_PROVIDED MATERIAL_
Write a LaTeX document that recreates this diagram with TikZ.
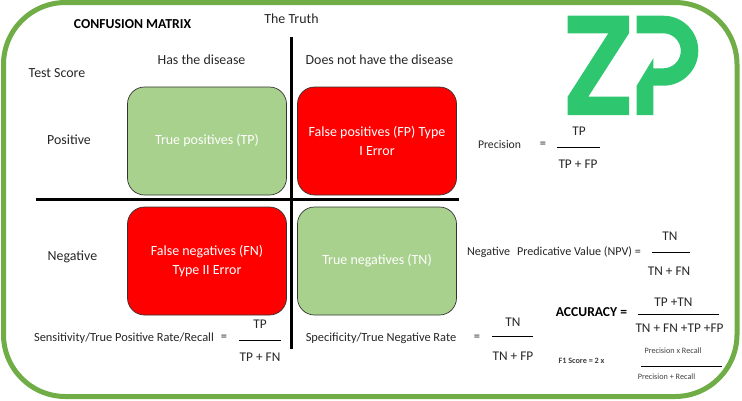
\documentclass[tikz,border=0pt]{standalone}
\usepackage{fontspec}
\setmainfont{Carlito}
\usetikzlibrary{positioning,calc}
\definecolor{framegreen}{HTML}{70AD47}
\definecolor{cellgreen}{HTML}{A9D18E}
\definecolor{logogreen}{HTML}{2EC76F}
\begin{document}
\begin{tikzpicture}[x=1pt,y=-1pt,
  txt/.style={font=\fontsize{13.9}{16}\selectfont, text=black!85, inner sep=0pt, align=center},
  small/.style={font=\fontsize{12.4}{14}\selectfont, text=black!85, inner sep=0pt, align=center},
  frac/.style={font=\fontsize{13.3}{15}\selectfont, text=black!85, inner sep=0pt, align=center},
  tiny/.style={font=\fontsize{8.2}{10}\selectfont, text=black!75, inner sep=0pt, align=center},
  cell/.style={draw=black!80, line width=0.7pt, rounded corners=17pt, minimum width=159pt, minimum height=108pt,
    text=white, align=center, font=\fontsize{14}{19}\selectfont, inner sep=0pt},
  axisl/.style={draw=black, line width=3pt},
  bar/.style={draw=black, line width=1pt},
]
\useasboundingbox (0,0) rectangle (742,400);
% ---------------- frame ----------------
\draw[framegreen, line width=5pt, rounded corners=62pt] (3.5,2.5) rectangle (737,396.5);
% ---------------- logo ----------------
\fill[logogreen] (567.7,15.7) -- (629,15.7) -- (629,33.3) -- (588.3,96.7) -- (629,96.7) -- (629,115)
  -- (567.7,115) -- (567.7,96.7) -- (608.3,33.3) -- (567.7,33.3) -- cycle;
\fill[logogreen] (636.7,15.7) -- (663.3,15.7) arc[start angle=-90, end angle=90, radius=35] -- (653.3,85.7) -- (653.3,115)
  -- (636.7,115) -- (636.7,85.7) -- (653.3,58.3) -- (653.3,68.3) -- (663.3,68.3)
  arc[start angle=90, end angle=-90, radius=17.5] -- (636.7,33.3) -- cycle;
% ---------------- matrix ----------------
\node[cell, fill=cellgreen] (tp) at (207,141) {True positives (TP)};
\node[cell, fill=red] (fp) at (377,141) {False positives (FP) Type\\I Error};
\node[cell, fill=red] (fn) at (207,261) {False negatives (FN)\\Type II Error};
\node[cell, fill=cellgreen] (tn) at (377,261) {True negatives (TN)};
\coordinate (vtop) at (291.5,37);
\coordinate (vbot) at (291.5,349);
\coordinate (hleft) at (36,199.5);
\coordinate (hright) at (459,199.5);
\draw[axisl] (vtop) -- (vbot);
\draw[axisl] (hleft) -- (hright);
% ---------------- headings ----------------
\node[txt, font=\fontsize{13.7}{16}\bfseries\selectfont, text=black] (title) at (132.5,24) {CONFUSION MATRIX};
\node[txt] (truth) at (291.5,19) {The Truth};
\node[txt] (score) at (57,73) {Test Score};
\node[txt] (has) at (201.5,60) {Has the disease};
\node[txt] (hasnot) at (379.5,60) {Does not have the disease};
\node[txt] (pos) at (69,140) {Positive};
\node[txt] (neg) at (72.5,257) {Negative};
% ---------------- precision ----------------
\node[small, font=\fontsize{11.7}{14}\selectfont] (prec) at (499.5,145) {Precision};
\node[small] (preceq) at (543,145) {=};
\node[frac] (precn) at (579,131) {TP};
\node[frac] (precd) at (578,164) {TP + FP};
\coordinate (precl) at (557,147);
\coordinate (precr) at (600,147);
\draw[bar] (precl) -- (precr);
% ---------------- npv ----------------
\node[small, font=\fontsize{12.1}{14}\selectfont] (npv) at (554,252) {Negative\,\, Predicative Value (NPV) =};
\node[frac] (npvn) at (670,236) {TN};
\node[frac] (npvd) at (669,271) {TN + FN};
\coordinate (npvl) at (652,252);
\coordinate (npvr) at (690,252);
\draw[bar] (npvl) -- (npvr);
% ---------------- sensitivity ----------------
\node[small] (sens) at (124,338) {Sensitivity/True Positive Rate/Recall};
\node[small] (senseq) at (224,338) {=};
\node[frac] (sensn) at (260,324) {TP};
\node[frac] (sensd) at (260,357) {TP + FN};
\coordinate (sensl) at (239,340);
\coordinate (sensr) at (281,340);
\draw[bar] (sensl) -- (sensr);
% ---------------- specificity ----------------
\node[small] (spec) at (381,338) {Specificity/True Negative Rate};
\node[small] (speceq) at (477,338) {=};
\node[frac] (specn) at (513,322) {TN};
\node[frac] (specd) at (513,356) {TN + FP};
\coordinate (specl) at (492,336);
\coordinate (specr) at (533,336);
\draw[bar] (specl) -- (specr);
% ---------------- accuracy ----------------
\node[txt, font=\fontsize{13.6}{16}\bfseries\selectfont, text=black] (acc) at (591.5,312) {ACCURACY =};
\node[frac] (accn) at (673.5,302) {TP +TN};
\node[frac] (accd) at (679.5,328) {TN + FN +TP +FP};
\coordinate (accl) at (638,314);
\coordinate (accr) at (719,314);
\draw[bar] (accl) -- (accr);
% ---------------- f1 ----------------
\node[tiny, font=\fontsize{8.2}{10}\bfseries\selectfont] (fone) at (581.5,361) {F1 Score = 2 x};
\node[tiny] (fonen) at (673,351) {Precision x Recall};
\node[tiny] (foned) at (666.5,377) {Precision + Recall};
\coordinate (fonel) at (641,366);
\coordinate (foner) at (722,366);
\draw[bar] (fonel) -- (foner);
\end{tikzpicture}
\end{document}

_TASK_
Copy all the lines of data exactly as they appear, dropping any images.

_OUTPUT FOR THIS EXERCISE_
Write a LaTeX document that recreates this diagram with TikZ.
\documentclass[tikz,border=0pt]{standalone}
\usepackage{fontspec}
\setmainfont{Carlito}
\usetikzlibrary{positioning,calc}
\definecolor{framegreen}{HTML}{70AD47}
\definecolor{cellgreen}{HTML}{A9D18E}
\definecolor{logogreen}{HTML}{2EC76F}
\begin{document}
\begin{tikzpicture}[x=1pt,y=-1pt,
  txt/.style={font=\fontsize{13.9}{16}\selectfont, text=black!85, inner sep=0pt, align=center},
  small/.style={font=\fontsize{12.4}{14}\selectfont, text=black!85, inner sep=0pt, align=center},
  frac/.style={font=\fontsize{13.3}{15}\selectfont, text=black!85, inner sep=0pt, align=center},
  tiny/.style={font=\fontsize{8.2}{10}\selectfont, text=black!75, inner sep=0pt, align=center},
  cell/.style={draw=black!80, line width=0.7pt, rounded corners=17pt, minimum width=159pt, minimum height=108pt,
    text=white, align=center, font=\fontsize{14}{19}\selectfont, inner sep=0pt},
  axisl/.style={draw=black, line width=3pt},
  bar/.style={draw=black, line width=1pt},
]
\useasboundingbox (0,0) rectangle (742,400);
% ---------------- frame ----------------
\draw[framegreen, line width=5pt, rounded corners=62pt] (3.5,2.5) rectangle (737,396.5);
% ---------------- logo ----------------
\fill[logogreen] (567.7,15.7) -- (629,15.7) -- (629,33.3) -- (588.3,96.7) -- (629,96.7) -- (629,115)
  -- (567.7,115) -- (567.7,96.7) -- (608.3,33.3) -- (567.7,33.3) -- cycle;
\fill[logogreen] (636.7,15.7) -- (663.3,15.7) arc[start angle=-90, end angle=90, radius=35] -- (653.3,85.7) -- (653.3,115)
  -- (636.7,115) -- (636.7,85.7) -- (653.3,58.3) -- (653.3,68.3) -- (663.3,68.3)
  arc[start angle=90, end angle=-90, radius=17.5] -- (636.7,33.3) -- cycle;
% ---------------- matrix ----------------
\node[cell, fill=cellgreen] (tp) at (207,141) {True positives (TP)};
\node[cell, fill=red] (fp) at (377,141) {False positives (FP) Type\\I Error};
\node[cell, fill=red] (fn) at (207,261) {False negatives (FN)\\Type II Error};
\node[cell, fill=cellgreen] (tn) at (377,261) {True negatives (TN)};
\coordinate (vtop) at (291.5,37);
\coordinate (vbot) at (291.5,349);
\coordinate (hleft) at (36,199.5);
\coordinate (hright) at (459,199.5);
\draw[axisl] (vtop) -- (vbot);
\draw[axisl] (hleft) -- (hright);
% ---------------- headings ----------------
\node[txt, font=\fontsize{13.7}{16}\bfseries\selectfont, text=black] (title) at (132.5,24) {CONFUSION MATRIX};
\node[txt] (truth) at (291.5,19) {The Truth};
\node[txt] (score) at (57,73) {Test Score};
\node[txt] (has) at (201.5,60) {Has the disease};
\node[txt] (hasnot) at (379.5,60) {Does not have the disease};
\node[txt] (pos) at (69,140) {Positive};
\node[txt] (neg) at (72.5,257) {Negative};
% ---------------- precision ----------------
\node[small, font=\fontsize{11.7}{14}\selectfont] (prec) at (499.5,145) {Precision};
\node[small] (preceq) at (543,145) {=};
\node[frac] (precn) at (579,131) {TP};
\node[frac] (precd) at (578,164) {TP + FP};
\coordinate (precl) at (557,147);
\coordinate (precr) at (600,147);
\draw[bar] (precl) -- (precr);
% ---------------- npv ----------------
\node[small, font=\fontsize{12.1}{14}\selectfont] (npv) at (554,252) {Negative\,\, Predicative Value (NPV) =};
\node[frac] (npvn) at (670,236) {TN};
\node[frac] (npvd) at (669,271) {TN + FN};
\coordinate (npvl) at (652,252);
\coordinate (npvr) at (690,252);
\draw[bar] (npvl) -- (npvr);
% ---------------- sensitivity ----------------
\node[small] (sens) at (124,338) {Sensitivity/True Positive Rate/Recall};
\node[small] (senseq) at (224,338) {=};
\node[frac] (sensn) at (260,324) {TP};
\node[frac] (sensd) at (260,357) {TP + FN};
\coordinate (sensl) at (239,340);
\coordinate (sensr) at (281,340);
\draw[bar] (sensl) -- (sensr);
% ---------------- specificity ----------------
\node[small] (spec) at (381,338) {Specificity/True Negative Rate};
\node[small] (speceq) at (477,338) {=};
\node[frac] (specn) at (513,322) {TN};
\node[frac] (specd) at (513,356) {TN + FP};
\coordinate (specl) at (492,336);
\coordinate (specr) at (533,336);
\draw[bar] (specl) -- (specr);
% ---------------- accuracy ----------------
\node[txt, font=\fontsize{13.6}{16}\bfseries\selectfont, text=black] (acc) at (591.5,312) {ACCURACY =};
\node[frac] (accn) at (673.5,302) {TP +TN};
\node[frac] (accd) at (679.5,328) {TN + FN +TP +FP};
\coordinate (accl) at (638,314);
\coordinate (accr) at (719,314);
\draw[bar] (accl) -- (accr);
% ---------------- f1 ----------------
\node[tiny, font=\fontsize{8.2}{10}\bfseries\selectfont] (fone) at (581.5,361) {F1 Score = 2 x};
\node[tiny] (fonen) at (673,351) {Precision x Recall};
\node[tiny] (foned) at (666.5,377) {Precision + Recall};
\coordinate (fonel) at (641,366);
\coordinate (foner) at (722,366);
\draw[bar] (fonel) -- (foner);
\end{tikzpicture}
\end{document}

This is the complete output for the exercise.